Q: What do you think about offbeat interview questions such as “Tell me a joke” or “If you could only choose one song to play every time you walked into a room for the rest of your life, what would it be? I think we can learn some good things from these types of questions. What do you think?
A: I agree that there’s value in asking unusual questions. However to me, your examples sound a little gimmicky if you’re hiring for a mainstream workplace. Although they may work well if you’re hiring for a position in a creative field that requires free uninhibited thinking, if you were to ask me to “Tell you a joke” during an interview, all you would learn is how easily I get embarrassed and how uncomfortable I get when put on the spot.

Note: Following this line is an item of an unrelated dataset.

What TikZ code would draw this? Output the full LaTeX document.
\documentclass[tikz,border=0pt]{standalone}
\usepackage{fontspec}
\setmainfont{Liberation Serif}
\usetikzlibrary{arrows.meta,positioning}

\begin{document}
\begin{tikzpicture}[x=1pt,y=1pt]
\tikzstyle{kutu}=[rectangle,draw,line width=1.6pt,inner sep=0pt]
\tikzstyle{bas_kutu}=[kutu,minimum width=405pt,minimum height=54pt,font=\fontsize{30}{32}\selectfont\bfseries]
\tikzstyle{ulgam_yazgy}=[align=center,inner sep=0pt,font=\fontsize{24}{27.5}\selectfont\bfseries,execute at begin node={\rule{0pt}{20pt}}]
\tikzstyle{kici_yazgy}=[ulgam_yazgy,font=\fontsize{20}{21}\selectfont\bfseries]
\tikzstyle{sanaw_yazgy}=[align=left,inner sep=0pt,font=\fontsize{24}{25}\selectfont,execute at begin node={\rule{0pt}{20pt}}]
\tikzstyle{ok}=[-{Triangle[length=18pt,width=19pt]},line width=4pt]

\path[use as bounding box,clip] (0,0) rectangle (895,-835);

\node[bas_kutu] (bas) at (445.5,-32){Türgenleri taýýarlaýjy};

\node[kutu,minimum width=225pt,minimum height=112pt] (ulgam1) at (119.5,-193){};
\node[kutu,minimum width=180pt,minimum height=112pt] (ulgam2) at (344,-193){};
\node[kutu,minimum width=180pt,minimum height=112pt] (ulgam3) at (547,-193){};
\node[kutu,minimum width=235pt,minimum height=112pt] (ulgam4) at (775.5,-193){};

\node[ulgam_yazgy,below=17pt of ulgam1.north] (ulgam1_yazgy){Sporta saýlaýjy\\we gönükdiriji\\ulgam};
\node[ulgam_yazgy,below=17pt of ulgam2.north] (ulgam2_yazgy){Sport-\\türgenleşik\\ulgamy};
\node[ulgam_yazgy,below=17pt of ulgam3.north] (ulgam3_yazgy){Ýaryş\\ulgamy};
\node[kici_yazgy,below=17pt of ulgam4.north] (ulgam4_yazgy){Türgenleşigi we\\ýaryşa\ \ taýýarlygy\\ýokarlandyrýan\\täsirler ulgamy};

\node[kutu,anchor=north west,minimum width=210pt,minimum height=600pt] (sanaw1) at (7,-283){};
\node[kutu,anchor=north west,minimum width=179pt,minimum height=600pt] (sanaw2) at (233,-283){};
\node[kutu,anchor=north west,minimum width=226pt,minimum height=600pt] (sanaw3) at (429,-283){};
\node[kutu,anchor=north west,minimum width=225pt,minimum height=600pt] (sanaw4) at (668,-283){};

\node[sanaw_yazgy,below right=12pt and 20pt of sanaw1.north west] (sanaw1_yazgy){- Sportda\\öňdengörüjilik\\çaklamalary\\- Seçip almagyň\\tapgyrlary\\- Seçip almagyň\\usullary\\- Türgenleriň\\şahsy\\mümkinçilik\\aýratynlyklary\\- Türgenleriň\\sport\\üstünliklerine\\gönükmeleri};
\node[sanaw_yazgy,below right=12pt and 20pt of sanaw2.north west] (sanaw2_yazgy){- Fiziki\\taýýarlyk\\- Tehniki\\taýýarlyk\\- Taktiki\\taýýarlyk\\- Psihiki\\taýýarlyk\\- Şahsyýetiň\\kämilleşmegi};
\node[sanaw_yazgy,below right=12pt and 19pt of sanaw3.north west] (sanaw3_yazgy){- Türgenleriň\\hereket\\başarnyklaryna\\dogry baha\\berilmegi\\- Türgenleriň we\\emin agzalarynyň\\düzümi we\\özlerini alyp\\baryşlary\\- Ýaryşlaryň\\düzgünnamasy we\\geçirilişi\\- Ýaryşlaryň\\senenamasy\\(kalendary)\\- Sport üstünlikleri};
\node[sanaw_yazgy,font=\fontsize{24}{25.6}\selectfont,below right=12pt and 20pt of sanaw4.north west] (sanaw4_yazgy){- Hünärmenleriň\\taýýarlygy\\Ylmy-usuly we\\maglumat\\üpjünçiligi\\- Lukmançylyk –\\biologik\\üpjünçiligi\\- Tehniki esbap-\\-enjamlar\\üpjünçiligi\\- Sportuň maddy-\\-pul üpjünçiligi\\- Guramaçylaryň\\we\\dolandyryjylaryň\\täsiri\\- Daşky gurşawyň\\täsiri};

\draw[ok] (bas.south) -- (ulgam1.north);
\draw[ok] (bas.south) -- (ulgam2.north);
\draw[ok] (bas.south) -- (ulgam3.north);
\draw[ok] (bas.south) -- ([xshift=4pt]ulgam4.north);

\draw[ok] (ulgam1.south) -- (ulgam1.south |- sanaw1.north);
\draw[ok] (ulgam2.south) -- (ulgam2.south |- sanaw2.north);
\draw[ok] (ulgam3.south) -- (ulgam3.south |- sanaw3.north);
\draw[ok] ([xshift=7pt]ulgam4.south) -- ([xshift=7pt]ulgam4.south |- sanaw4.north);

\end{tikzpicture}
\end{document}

Having said that, I do think quirky questions are valuable, but I think they should be carefully chosen. We don’t want to use something just because it sounds clever, but choose instead because -as you said- “we can learn some good things from these types of questions”.
Below are some examples of quirky questions I like and what I think they can tell you about an applicant.
Tell me something about you that isn’t on your résumé.
This gives us insight into what’s important to the applicant outside their profession. What they’re proud about: might be a personal accomplishment, a hobby, a charity, a family member.
What would you want to do if you didn’t have to work?
This gives insight into their values: do they devote time to health and wellness, self-development, helping others, hobbies, or continue working?
What are three attributes that you value most in another person (colleague/team member/partner).
Although there are no right wrong answers ,“Sociable”, “Creative”, “Sense of humor”, paint a different picture than “Visionary”, “Strategic thinker” , “Relentless”.
If you could be remembered for one sentence or slogan, what would it be?
The answer may demonstrate their sense of humor, or optimism, or cynicism.